Pruden offers a few recommendations on how reconciliation within the BC healthcare system can take place in addressing these harms, as well as preventing ones that could happen in the future:

  • Importance of including Indigenous peoples in all stages of policy development, promotion, and knowledge translation
  • Improve and promote understanding of the unique care access pathways for First Nations, Métis, and Inuit people among healthcare providers and community-based organizations
  • Continued and improved collaborations between Indigenous peoples, healthcare providers, health authorities, and community-based organizations
  • Intentional consideration of how policies may uniquely impact Indigenous peoples given the impacts of colonization and unique healthcare access pathways
  • Promote reflective activities to highlight past mistakes to minimize these in the future and stand in better relations with Indigenous peoples

“We are all going to make mistakes or not get things right or correct the first time. However, a mistake is only a mistake if we do not learn from it. All too often we want to move on as if nothing happened – this does nothing but intensify the hurt and pain among those people not considered and left behind,” states Pruden. As part of the 94 “calls to action” motivated by the 2015 Truth and Reconciliation Commission of Canada, Pruden encourages BC health officials, “to acknowledge past mistakes (the ‘truths’) and to address these mistakes (the ‘reconcile’) in order to stand in better relations with Indigenous peoples.”

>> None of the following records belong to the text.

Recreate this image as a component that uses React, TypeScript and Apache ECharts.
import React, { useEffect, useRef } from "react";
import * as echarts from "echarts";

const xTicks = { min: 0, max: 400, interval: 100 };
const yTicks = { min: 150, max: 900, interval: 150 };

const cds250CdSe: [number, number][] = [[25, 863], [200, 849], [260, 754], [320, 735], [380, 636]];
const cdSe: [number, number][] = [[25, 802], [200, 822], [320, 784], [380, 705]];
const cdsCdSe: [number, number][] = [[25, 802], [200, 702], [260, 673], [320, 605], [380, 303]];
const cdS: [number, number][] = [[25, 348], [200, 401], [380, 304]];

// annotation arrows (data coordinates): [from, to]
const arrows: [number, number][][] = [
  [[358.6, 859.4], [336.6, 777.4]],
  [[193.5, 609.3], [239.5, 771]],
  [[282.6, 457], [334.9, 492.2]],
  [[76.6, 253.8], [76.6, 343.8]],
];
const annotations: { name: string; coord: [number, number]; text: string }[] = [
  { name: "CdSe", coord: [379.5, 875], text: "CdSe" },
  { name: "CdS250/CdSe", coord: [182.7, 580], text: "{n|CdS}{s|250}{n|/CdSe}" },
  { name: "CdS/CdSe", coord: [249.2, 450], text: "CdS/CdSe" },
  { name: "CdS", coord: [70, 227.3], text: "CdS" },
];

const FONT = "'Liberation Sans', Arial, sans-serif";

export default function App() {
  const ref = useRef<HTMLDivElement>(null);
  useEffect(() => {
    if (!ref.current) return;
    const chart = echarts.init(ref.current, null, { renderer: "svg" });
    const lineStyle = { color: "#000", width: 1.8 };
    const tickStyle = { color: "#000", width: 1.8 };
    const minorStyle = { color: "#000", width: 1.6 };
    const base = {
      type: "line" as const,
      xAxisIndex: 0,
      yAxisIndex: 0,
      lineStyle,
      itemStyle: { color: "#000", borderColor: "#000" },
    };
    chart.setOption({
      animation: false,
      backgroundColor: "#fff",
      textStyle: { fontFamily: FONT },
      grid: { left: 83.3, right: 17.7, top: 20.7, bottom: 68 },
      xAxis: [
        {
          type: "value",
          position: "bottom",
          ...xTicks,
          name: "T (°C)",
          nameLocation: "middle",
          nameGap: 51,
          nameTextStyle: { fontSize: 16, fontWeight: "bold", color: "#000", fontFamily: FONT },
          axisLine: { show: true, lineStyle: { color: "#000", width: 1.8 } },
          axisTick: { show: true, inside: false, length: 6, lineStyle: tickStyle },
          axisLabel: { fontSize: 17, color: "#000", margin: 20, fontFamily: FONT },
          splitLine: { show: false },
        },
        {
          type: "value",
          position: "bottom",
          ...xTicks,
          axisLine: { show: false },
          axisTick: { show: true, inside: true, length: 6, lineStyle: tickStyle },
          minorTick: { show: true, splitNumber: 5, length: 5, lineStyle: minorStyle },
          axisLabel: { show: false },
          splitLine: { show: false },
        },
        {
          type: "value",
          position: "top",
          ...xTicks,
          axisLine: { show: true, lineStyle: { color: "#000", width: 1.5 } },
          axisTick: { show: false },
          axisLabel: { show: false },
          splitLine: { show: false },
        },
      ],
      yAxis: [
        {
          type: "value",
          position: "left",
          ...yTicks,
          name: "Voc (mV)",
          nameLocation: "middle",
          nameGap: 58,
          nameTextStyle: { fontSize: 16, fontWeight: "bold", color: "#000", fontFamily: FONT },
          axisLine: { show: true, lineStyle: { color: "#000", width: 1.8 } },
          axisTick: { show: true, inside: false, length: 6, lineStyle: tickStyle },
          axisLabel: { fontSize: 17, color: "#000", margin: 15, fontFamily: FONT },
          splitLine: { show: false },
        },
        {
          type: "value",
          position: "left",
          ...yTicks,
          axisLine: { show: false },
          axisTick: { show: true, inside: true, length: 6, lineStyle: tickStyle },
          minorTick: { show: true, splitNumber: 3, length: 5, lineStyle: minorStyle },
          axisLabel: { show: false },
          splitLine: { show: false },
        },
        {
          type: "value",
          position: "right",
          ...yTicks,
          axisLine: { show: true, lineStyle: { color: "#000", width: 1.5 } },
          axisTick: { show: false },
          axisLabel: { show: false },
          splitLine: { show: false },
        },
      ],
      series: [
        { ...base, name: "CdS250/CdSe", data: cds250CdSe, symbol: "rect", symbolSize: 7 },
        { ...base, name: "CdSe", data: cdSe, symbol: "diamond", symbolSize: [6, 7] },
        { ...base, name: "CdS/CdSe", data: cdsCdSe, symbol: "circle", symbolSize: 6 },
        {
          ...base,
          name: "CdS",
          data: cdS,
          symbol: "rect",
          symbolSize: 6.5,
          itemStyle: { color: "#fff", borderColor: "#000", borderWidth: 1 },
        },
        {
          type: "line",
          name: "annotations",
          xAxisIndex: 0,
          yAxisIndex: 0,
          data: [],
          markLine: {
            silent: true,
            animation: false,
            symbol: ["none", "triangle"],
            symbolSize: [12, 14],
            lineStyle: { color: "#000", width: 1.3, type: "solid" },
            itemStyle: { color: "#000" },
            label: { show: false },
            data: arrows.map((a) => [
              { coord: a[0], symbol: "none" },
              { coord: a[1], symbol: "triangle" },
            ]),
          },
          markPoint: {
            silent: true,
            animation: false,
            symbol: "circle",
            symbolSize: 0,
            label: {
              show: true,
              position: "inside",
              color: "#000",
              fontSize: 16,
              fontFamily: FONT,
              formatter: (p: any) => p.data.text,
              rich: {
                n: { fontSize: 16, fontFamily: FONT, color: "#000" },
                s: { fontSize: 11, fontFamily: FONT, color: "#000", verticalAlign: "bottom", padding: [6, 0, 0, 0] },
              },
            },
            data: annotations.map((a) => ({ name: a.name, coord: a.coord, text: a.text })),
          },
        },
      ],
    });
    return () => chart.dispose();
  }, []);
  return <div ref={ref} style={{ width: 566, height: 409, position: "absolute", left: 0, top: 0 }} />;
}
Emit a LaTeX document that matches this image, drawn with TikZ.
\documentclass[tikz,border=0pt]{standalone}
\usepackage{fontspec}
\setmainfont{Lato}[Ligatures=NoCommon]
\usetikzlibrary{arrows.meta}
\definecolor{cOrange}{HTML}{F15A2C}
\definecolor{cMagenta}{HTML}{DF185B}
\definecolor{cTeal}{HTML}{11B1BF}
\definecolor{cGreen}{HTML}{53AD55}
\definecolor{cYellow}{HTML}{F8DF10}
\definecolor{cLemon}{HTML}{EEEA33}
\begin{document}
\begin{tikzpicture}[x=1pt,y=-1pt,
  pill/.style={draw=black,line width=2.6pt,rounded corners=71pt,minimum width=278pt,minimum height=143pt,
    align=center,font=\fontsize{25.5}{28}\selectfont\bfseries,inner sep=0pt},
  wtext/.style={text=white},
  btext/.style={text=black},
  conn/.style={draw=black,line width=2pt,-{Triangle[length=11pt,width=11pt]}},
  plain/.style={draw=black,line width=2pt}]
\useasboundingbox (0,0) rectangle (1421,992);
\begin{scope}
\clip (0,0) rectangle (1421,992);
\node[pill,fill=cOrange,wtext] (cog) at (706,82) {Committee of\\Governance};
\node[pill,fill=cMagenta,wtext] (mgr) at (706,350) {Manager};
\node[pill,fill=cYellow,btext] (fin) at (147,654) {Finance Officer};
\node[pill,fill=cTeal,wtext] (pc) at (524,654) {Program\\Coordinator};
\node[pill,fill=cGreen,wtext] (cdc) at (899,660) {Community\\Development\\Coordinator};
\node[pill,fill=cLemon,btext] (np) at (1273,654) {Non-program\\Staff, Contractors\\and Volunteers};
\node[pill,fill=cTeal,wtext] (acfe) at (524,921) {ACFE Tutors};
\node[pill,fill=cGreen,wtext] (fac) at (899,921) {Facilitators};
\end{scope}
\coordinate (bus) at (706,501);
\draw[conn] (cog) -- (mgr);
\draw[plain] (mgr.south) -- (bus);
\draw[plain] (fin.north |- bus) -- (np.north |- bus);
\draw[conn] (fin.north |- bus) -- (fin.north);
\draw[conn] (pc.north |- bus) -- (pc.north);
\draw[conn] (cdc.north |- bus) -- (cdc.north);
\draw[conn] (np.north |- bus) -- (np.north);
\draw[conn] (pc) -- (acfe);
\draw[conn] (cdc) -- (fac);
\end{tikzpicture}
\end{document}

Ryan Stillwagon is a PhD. student in the Department of Sociology at the University of British Columbia. He is also affiliated with the BC Centre of Disease Control’s (BCCDC) Two-Spirit Dry Lab (part of Chee Mamuk) and with a PrEP knowledge translation campaign in process with the Community-based Research Centre (CBRC).

Harlan Pruden (First Nation Cree/nēhiyaw) works with and for the Two-Spirit community locally, nationally and internationally. Currently, Harlan is a PhD. student in the Interdisciplinary Studies Graduate Program at the University of British Columbia and is an Educator at the British Columbia Center for Disease Control’s Chee Mamuk, an Aboriginal health program. Harlan is also the Managing Editor of the TwoSpiritJournal.com, an interactive multi-platform Two-Spirit media/news site.